One day while running errands, I ran into an acquaintance. I greeted her with "Wow, it's going to be a beautiful day, isn't it?"

Her response: "Don't count on it."

Then we had some conversation about something else. We'd had enough bad weather that a good day was almost something to celebrate, and so when leaving, I finished with "Enjoy the day!"

Her response to me was "As long as it lasts."

As I got into my car, I thought to myself that this little exchange was another one to remember. It was like the answer to the question, "Is the glass half empty or half full?" It was a clear indicator of whether a person is basically optimistic or pessimistic.

Optimism is a pretty important trait to have. It definitely affects our behavior choices, as the woman who just couldn't - or wouldn't - see the beauty in the day. She was pessimistic, looking not for the best but for the worst. It's not fun, and it's even difficult, to be around people like that for very long.

Optimism results in so many positive outcomes in everyday life. Optimism leads to trust, and trusting behavior. If someone expects the best out of others - is basically optimistic - that person is more likely to trust others.

Twenty-five years ago I read studies which found that people who trust others, like optimists, are less anxious and suffer less psychological distress than mistrustful people. Trustful people are liked by nearly everyone, while mistrustful people aren't. Trustful people are sought out as friends more often than mistrustful people. And, trustful people tend to be in better health than mistrustful ones.
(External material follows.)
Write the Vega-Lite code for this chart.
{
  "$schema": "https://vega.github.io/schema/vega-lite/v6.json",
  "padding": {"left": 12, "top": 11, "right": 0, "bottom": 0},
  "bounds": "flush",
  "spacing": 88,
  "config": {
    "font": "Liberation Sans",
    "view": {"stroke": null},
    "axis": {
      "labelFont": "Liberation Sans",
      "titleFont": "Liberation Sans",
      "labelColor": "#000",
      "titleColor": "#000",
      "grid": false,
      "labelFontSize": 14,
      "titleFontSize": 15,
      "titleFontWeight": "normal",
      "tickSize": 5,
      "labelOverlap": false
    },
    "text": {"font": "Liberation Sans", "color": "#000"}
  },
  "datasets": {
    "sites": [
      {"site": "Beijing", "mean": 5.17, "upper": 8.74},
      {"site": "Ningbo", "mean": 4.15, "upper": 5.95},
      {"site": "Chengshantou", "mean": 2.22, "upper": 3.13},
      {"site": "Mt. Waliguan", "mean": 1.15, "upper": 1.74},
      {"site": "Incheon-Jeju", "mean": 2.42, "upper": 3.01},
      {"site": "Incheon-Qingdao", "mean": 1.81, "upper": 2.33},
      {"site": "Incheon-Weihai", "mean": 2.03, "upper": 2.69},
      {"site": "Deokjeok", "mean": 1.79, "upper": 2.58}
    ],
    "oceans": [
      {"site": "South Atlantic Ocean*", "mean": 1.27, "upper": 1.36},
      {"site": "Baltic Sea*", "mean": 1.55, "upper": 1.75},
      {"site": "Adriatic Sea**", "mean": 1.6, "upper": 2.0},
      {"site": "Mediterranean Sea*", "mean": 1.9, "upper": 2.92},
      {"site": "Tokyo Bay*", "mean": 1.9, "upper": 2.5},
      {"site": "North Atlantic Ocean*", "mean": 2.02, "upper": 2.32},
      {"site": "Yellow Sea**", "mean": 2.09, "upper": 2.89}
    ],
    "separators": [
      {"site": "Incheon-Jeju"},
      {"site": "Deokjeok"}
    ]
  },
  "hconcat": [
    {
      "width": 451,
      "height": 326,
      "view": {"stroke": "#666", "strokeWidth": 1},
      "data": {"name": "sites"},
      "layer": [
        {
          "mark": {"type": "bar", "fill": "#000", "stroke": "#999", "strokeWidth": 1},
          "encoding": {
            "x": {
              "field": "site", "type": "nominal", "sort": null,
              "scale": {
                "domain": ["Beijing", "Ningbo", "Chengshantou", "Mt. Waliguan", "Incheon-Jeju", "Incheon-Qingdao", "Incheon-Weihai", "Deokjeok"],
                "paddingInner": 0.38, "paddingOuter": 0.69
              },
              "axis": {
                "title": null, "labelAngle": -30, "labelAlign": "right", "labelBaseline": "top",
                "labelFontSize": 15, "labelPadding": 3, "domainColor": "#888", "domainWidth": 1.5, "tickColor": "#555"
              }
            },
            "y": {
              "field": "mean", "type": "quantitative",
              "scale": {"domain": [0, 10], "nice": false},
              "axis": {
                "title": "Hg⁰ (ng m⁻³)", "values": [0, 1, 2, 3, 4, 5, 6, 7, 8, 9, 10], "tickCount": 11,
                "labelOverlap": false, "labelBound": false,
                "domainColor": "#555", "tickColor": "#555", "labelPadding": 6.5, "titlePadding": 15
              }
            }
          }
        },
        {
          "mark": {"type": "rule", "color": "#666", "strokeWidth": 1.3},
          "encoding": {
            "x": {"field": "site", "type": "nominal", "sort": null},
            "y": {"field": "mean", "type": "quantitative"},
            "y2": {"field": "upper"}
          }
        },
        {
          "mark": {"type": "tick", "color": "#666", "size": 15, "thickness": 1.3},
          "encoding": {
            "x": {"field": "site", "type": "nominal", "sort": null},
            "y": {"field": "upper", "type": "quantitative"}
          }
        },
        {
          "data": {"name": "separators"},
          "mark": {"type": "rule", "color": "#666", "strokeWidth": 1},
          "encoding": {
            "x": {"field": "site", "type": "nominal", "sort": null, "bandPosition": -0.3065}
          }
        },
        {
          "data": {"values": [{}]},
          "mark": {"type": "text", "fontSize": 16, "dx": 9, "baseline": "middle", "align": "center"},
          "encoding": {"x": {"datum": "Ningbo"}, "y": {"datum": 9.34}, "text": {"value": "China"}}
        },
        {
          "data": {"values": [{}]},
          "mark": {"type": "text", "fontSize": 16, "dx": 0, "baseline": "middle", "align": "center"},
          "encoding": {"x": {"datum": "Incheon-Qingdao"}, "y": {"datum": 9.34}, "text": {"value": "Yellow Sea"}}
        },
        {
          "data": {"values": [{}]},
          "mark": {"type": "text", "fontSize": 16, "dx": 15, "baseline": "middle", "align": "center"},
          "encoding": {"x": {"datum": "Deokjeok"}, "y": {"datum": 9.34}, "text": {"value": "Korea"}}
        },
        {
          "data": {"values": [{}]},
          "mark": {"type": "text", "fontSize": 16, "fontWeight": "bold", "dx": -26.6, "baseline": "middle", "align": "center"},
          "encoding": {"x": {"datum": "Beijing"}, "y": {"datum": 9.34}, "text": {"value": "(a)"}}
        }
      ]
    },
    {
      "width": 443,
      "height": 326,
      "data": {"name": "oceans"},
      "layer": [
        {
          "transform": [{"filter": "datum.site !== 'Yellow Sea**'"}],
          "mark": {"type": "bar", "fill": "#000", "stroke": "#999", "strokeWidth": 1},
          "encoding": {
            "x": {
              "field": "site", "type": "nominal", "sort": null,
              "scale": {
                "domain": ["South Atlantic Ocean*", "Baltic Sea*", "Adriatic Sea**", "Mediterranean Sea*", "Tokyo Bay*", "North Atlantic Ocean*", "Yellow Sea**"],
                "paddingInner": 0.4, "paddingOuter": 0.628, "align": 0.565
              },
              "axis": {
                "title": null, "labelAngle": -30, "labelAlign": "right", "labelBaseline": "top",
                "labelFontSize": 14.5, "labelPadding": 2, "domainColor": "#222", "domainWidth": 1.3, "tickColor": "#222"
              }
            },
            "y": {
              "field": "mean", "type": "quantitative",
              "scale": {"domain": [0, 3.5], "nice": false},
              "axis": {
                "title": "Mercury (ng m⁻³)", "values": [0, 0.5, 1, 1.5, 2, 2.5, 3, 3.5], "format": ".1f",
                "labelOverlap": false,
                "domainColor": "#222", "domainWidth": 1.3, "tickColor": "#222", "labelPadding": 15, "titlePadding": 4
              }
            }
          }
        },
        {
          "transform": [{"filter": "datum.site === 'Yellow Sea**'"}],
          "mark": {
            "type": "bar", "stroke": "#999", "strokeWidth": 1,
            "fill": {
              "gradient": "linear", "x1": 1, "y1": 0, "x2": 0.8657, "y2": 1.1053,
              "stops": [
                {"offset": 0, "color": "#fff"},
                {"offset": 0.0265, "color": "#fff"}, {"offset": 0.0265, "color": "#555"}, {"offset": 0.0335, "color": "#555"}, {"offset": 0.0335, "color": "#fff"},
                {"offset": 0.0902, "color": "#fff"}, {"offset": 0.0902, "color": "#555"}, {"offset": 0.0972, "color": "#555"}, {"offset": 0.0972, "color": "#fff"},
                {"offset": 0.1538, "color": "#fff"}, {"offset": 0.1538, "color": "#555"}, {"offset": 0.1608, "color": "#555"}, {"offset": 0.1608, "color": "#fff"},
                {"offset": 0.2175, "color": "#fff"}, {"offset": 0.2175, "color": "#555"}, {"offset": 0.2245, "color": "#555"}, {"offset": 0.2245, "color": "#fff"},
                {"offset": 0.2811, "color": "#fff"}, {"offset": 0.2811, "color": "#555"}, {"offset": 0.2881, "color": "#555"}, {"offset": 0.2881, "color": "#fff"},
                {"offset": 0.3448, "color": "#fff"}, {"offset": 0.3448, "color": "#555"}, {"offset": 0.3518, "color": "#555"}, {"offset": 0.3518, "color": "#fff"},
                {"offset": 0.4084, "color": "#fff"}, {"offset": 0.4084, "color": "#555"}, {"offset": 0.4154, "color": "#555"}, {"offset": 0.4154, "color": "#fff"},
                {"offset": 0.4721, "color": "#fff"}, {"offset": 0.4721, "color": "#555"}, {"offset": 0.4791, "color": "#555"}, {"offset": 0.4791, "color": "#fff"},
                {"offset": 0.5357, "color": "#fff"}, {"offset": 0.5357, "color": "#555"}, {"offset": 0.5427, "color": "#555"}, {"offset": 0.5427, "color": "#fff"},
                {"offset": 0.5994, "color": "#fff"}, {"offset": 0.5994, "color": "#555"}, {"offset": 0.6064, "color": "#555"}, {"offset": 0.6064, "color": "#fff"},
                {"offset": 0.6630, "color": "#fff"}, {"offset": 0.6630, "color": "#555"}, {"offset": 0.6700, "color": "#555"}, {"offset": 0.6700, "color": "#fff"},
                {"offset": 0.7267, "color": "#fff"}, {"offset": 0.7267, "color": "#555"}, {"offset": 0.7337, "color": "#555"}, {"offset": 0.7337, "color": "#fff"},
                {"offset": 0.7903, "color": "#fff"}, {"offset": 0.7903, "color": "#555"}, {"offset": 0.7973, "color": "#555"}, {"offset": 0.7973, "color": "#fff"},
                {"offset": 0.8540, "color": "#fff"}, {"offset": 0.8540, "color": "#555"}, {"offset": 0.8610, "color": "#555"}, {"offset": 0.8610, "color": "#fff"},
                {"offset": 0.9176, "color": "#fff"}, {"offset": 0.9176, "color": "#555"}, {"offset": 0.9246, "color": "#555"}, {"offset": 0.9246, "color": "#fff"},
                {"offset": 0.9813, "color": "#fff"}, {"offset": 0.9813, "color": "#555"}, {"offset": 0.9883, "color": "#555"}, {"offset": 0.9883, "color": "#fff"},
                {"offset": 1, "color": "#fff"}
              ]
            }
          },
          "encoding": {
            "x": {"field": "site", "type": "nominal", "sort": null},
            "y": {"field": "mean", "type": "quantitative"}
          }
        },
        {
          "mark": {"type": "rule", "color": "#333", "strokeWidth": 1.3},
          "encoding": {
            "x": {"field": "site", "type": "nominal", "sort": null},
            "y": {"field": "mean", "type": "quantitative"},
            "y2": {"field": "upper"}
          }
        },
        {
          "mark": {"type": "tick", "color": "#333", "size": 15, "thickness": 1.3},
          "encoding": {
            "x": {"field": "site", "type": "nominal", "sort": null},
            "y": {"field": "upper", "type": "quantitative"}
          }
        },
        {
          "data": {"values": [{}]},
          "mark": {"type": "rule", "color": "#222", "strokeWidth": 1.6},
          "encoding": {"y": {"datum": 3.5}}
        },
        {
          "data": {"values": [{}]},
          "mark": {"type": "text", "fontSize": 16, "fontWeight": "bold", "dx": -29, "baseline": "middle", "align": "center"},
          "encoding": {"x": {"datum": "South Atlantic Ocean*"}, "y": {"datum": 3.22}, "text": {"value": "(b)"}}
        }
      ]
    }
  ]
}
One researcher, Julian Rotter, then at the University of Connecticut, explained, "If low trusters believe that other people cannot be trusted, they feel less moral pressure themselves to tell the truth. They may feel that lying, cheating and similar behaviors are necessary for defensive reasons - because everybody else is doing it to them."

Perhaps the person who has low trust of others also has low trust of him/herself. And that can include trust of one's own ability to do well in this life.

Not long ago, I heard some people referring to their own childhood: "My family was very poor."

I jumped in with my often-used line: "No, your family was broke, not poor."

Being poor is chronic: it's a mindset that both creates and results from the culture of poverty. Poor people have no optimism about the future.

Being broke, however, is seen by the "broke" person and/or family as a temporary situation: next week, or next year, or within five years, it will be not just different, but better. Our families who lived through the Depression did not lose their optimism, and they went on to create an incredible economic and social structure that has never been seen anywhere else; they made sure that things were better for us than they had been for them. It's a good thing our ancestors did not think they were poor.

A long time before I read those studies, I was convinced that a test for optimism would be the best way to select people for customer contact positions in any industry. I had learned that people who were unable to give good service to every customer in front of them was suffering from the "image of limited good." They really felt if they gave outstanding interpersonal service for this person, they wouldn't have time, or energy, or something, left for the rest of the people in line. Instead, the optimistic person sees good things, such as smiles, friendliness, and cheerfulness, existing in unlimited supply: they had as much as they would ever need. So, giving some away did not deplete their "bucket" of good customer service tools.

One time I even tried, not very successfully, to convince fellow professors that using a curve as the basis for assigning grades was self-defeating. It was assigning the "image of limited good" to the grading system, with only so many As to give out. I suggested that the alternative was to set very challenging but attainable standards - just like we had done in business - and then reward everyone (no matter how many) who made it. Everyone would have a chance to "win," and the responsibility for doing so would be theirs. The key is having high standards and sticking to them.

One problem with optimists is that they can be irritating to pessimists because of their determination. They set high standards for themselves and expect others to do the same. They can be tiring in their attempts to make things better!

Back then I also was collecting items to use in that potential test for optimism. Besides the question about whether the glass is half-full or half-empty, I had items such as "are traffic lights 'stop lights' or 'go lights'?" "If you miss the 8 a.m. bus by one minute, were you one minute late for that one or 19 minutes early for the 8:20 bus?" "Is the day partly cloudy or partly sunny?" "When the week (or the day or year or...) starts out bad, can it only get worse or only get better?"

It's known that trust creates trust, and fear escalates fear. In the same way, optimism begets optimism, and pessimism escalates fear. I think it is obvious that it is easier and more fun to be around an optimistic person than a pessimistic one. And while the weather lately may seem like good reason to be pessimistic, we do know that no matter how bad it is, or how long we have to wait, it is going to get better.

It really helps to be an optimist if you are going to live in Minnesota!